A shareholder who receives liquidating distributions will be treated as having received the distribution in exchange for the shareholder’s stock in the Fund and will recognize gain or loss based on the difference between the amount received and the shareholder’s basis in the Fund stock. If a shareholder holds stock as capital assets, the gain or loss will be characterized as a capital gain or loss. If the stock has been held for more than one year, any such gain will be treated as long-term capital gain, taxable to individual shareholders at a maximum U.S. federal tax rate of 15% or 20%, and any such loss will be treated as long-term capital loss. Capital gain or loss on stock held for one year or less will be treated as short-term capital gain or loss, except that any loss realized with respect to stock in the Fund held for six months or less will be treated as long-term capital loss to the extent of any capital gain dividends that were received on the stock.

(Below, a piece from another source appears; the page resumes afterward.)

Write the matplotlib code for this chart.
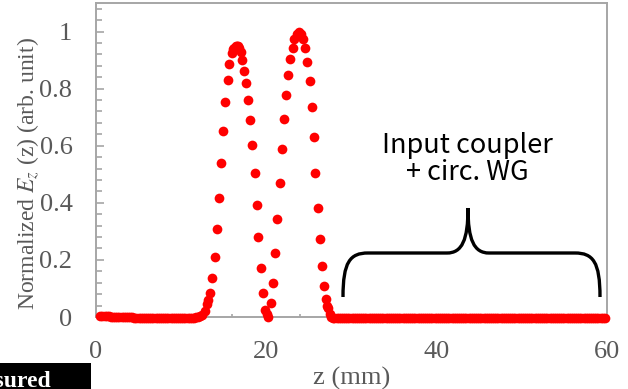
import numpy as np
import matplotlib
matplotlib.use("Agg")
import matplotlib.pyplot as plt
from matplotlib.path import Path
from matplotlib.patches import PathPatch, Rectangle
from matplotlib.ticker import MultipleLocator, FixedLocator, FixedFormatter

plt.rcParams['mathtext.fontset'] = 'stix'

# ---- data ----
base_left_z = np.arange(0.5, 12.01, 0.25)
base_left_y = [0.003, 0.003, 0.002, 0.002, 0.002, 0.001, 0.001, 0.001, 0.000, 0.000,
               0.000, -0.001, -0.001, -0.001, -0.001, -0.001, -0.002, -0.002, -0.002, -0.002,
               -0.002, -0.002, -0.003, -0.003, -0.003, -0.003, -0.003, -0.003, -0.003, -0.003,
               -0.003, -0.003, -0.003, -0.003, -0.003, -0.003, -0.003, -0.003, -0.003, -0.003,
               -0.003, -0.003, -0.003, -0.002, -0.002, -0.001, 0.000]

peak_z = [12.25, 12.5, 12.75, 13.0, 13.2, 13.38, 13.65, 13.93, 14.16, 14.40,
          14.63, 14.91, 15.18, 15.46, 15.65, 15.93, 16.1, 16.24, 16.4, 16.51,
          16.65, 16.78, 17.02, 17.2, 17.41, 17.65, 17.84, 18.08, 18.35, 18.62,
          18.86, 19.08, 19.35, 19.60, 19.84, 20.05, 20.2, 20.6, 20.8, 21.03,
          21.3, 21.56, 21.83, 22.07, 22.30, 22.57, 22.81, 23.08, 23.3, 23.55,
          23.8, 24.05, 24.3, 24.5, 24.77, 25.08, 25.31, 25.55, 25.74, 26.06,
          26.33, 26.53, 26.76, 26.96, 27.1, 27.27, 27.45, 27.65, 27.85]
peak_y = [0.002, 0.008, 0.020, 0.045, 0.060, 0.085, 0.138, 0.211, 0.307, 0.418,
          0.539, 0.653, 0.753, 0.832, 0.887, 0.925, 0.940, 0.944, 0.950, 0.950,
          0.948, 0.942, 0.927, 0.900, 0.863, 0.819, 0.761, 0.690, 0.603, 0.504,
          0.392, 0.281, 0.173, 0.083, 0.024, 0.010, 0.001, 0.048, 0.120, 0.223,
          0.345, 0.468, 0.587, 0.692, 0.777, 0.849, 0.904, 0.942, 0.975, 0.990,
          1.000, 0.990, 0.975, 0.942, 0.893, 0.828, 0.735, 0.631, 0.506, 0.383,
          0.272, 0.178, 0.109, 0.062, 0.040, 0.030, 0.012, 0.001, -0.003]

tail_z = np.arange(28.0, 59.76, 0.25)
tail_y = [-0.004, -0.004, -0.004, -0.005, -0.005, -0.004, -0.004, -0.004, -0.005, -0.005, -0.004, -0.004, -0.004, -0.004, -0.005, -0.005,
          -0.005, -0.004, -0.004, -0.004, -0.004, -0.005, -0.005, -0.004, -0.004, -0.004, -0.004, -0.005, -0.005, -0.004, -0.004, -0.004,
          -0.004, -0.004, -0.005, -0.005, -0.004, -0.004, -0.004, -0.004, -0.005, -0.005, -0.004, -0.004, -0.004, -0.005, -0.005, -0.004,
          -0.004, -0.004, -0.004, -0.005, -0.005, -0.004, -0.004, -0.004, -0.004, -0.005, -0.005, -0.004, -0.004, -0.004, -0.004, -0.005,
          -0.005, -0.004, -0.004, -0.004, -0.004, -0.005, -0.005, -0.004, -0.004, -0.004, -0.004, -0.005, -0.005, -0.004, -0.004, -0.004,
          -0.004, -0.005, -0.005, -0.004, -0.004, -0.004, -0.004, -0.005, -0.005, -0.004, -0.004, -0.004, -0.004, -0.005, -0.005, -0.004,
          -0.004, -0.004, -0.004, -0.005, -0.005, -0.004, -0.004, -0.004, -0.004, -0.005, -0.005, -0.004, -0.004, -0.004, -0.004, -0.005,
          -0.005, -0.004, -0.004, -0.004, -0.004, -0.005, -0.005, -0.004, -0.004, -0.004, -0.004, -0.005, -0.005, -0.004, -0.004, -0.004]

z = np.concatenate([base_left_z, peak_z, tail_z])
ez = np.concatenate([base_left_y, peak_y, tail_y])
assert len(base_left_z) == len(base_left_y)
assert len(peak_z) == len(peak_y)
assert len(tail_z) == len(tail_y)

x_ticks = [0, 20, 40, 60]
y_ticks = [0, 0.2, 0.4, 0.6, 0.8, 1.0]
y_tick_labels = ["0", "0.2", "0.4", "0.6", "0.8", "1"]

# ---- figure ----
W, H = 628, 389
fig = plt.figure(figsize=(W / 100, H / 100), dpi=100)
L, R, T, B = 96, 607, 3, 317
ax = fig.add_axes([L / W, 1 - B / H, (R - L) / W, (B - T) / H])

ax.plot(z, ez, 'o', color='#ff0000', markersize=7.0, markeredgewidth=0, clip_on=False, zorder=3)

ax.set_xlim(0, 60)
ax.set_ylim(0, 1.1)

grey = '#a6a6a6'
for s in ax.spines.values():
    s.set_color(grey)
    s.set_linewidth(1.4)

ax.xaxis.set_major_locator(FixedLocator(x_ticks))
ax.xaxis.set_minor_locator(MultipleLocator(4))
ax.yaxis.set_major_locator(FixedLocator(y_ticks))
ax.yaxis.set_major_formatter(FixedFormatter(y_tick_labels))
ax.yaxis.set_minor_locator(MultipleLocator(0.04))

ax.tick_params(axis='y', which='major', direction='in', length=6, width=1.2, color=grey,
               labelcolor='#595959', labelsize=19, pad=17)
ax.tick_params(axis='y', which='minor', direction='in', length=4.5, width=1.2, color=grey)
ax.tick_params(axis='x', which='major', direction='in', length=2.5, width=1.2, color=grey,
               labelcolor='#595959', labelsize=19, pad=17)
ax.tick_params(axis='x', which='minor', direction='in', length=2.5, width=1.2, color=grey)
for lab in ax.get_xticklabels() + ax.get_yticklabels():
    lab.set_fontfamily('Liberation Serif')

ax.set_ylabel(r"Normalized $E_z$ (z) (arb. unit)", family='Liberation Serif', size=17, color='#595959')
ax.yaxis.label.set_verticalalignment('center')
ax.yaxis.set_label_coords((28 - L) / (R - L), (B - 174) / (B - T))
ax.set_xlabel("z (mm)", family='Liberation Serif', size=19, color='#595959')
ax.xaxis.label.set_verticalalignment('center')
ax.xaxis.set_label_coords(0.5, (B - 378) / (B - T))

# annotation text
ax.text((467 - L) / (R - L), (B - 159) / (B - T), "Input coupler\n+ circ. WG",
        transform=ax.transAxes, ha='center', va='center', multialignment='center',
        family=['Noto Sans CJK JP', 'DejaVu Sans'], size=19.5, color='black', linespacing=1.0)

# curly brace (reference pixel geometry -> axes fraction)
def P(px, py):
    return ((px - L) / (R - L), (B - py) / (B - T))

verts = [P(343, 297), P(343, 262), P(350, 253), P(368, 253),
         P(447, 253),
         P(462, 253), P(468, 240), P(468, 208),
         P(468, 240), P(474, 253), P(489, 253),
         P(575, 253),
         P(593, 253), P(600, 262), P(600, 297)]
codes = [Path.MOVETO, Path.CURVE4, Path.CURVE4, Path.CURVE4,
         Path.LINETO,
         Path.CURVE4, Path.CURVE4, Path.CURVE4,
         Path.CURVE4, Path.CURVE4, Path.CURVE4,
         Path.LINETO,
         Path.CURVE4, Path.CURVE4, Path.CURVE4]
ax.add_patch(PathPatch(Path(verts, codes), transform=ax.transAxes, facecolor='none',
                       edgecolor='black', linewidth=2.4, zorder=4))

# partial legend box at bottom-left
fig.patches.append(Rectangle((0, 0), 91 / W, 26 / H, transform=fig.transFigure,
                             facecolor='black', edgecolor='none'))
fig.text(51 / W, 1 - 371 / H, "Measured", ha='right', va='top', color='white',
         family='Liberation Serif', weight='bold', size=17)

fig.savefig("out.png", dpi=100)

The Board, including the Independent Directors, unanimously recommends that shareholders vote “FOR” the proposed liquidation.

Proposal 2. Election of directors

The Board proposes the election of Richard Burt and Meyer Feldberg to serve as Class III directors for a three year term expiring in 2019 and until their successors are duly elected and qualify, or until they resign or are otherwise removed. If shareholders approve the preceding proposal to liquidate the Fund, the directors would serve abbreviated terms that would expire when the Fund is liquidated and dissolved. Each nominee has indicated his or her willingness to serve if elected. Each of Messrs. Burt and Feldberg was last elected director at an Annual Meeting of Shareholders held on February 21, 2013. If you properly execute and return the enclosed proxy card, unless you give contrary instructions on the proxy card, then your shares will be voted FOR the election of the two nominees. If either of the nominees should withdraw or otherwise become unavailable for election, your shares will be voted FOR such other nominee or nominees as the Board may recommend.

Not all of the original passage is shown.